Smith, of course, goes much further than Mead or any other mortal. Tugging his pads and the rest of his equipment, twitching and playing the ball, are simply the prelude to his theatrics.
Imagine a pianist who, having played an exquisite chord, turns to the conductor and replicates the movements of his baton. However aesthetically pleasing the stroke that Smith has played, he distracts his audience, and prevents us from fully appreciating it, leaving us instead to wonder at his mindset.
Being obsessive, Smith feels the urge immediately to inform the bowler of the type of ball that he has just bowled. If he has bowled an inswinger or a leg-cutter, Smith re-enacts the delivery with his gloved right hand. The gesture may be designed, in part, for the benefit of his batting partner, the non-striker, to keep him abreast. Largely, one suspects, Smith does it because he cannot resist his impulse.
If an ordinary human being were to stage these theatrics after the ball had been delivered, he would be accused of mickey-taking and fielders would give him heaps, but there is a childish innocence about Smith’s obsession, devoid of cunning. Perhaps it is as well that Smith now rarely bowls the leg-spin of his youth: after each delivery he might re-enact the stroke which the batsman should have played, in addition to the ball he had just delivered.
It is a relief therefore when Smith plays a shot that goes for runs. No time then for re-enactments; he has to get his skates on. Yet somehow he manages not to run between wickets like other batsmen, but like a rag-doll run wild.
He surely has to be rated now as Australia’s best batsman ever apart from Sir Donald Bradman. Ricky Ponting had one horror show against Indian spinners, Greg Chappell against West Indian fast bowlers. Smith twitches, fidgets and scores against all bowlers in Test cricket —and that is simply in hishotel room, before coming to the crease.

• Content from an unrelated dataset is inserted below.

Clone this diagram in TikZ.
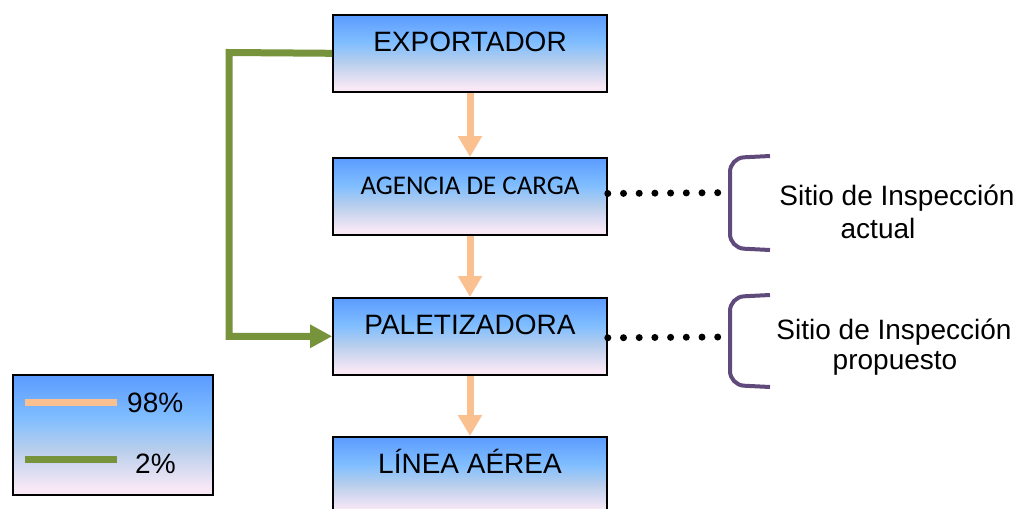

Exactly like Bradman, driving through the offside on the front foot is the last thing Smith wants to do in England: never, for him, the front foot planted down the pitch and a booming drive at the risk of the ball deviating off the grass first, except when batting with the tail and forced to throw the bat as he did here. Otherwise, the ball has to be full to tempt him forwards and, such is his self-control and so disciplined his game plan for every innings, that he is not to be tempted.
Smith’s bottom-handedness, just like Bradman’s, limits the aesthetics: no front elbow leading him into the cover drive and trouble. Of the 10 who have scored more Test centuries, only Sir Alastair Cook has been so unpleasing to behold as the Smith of all cricketing Smiths, and, as he averages 79 there, a lord of Lord’s too.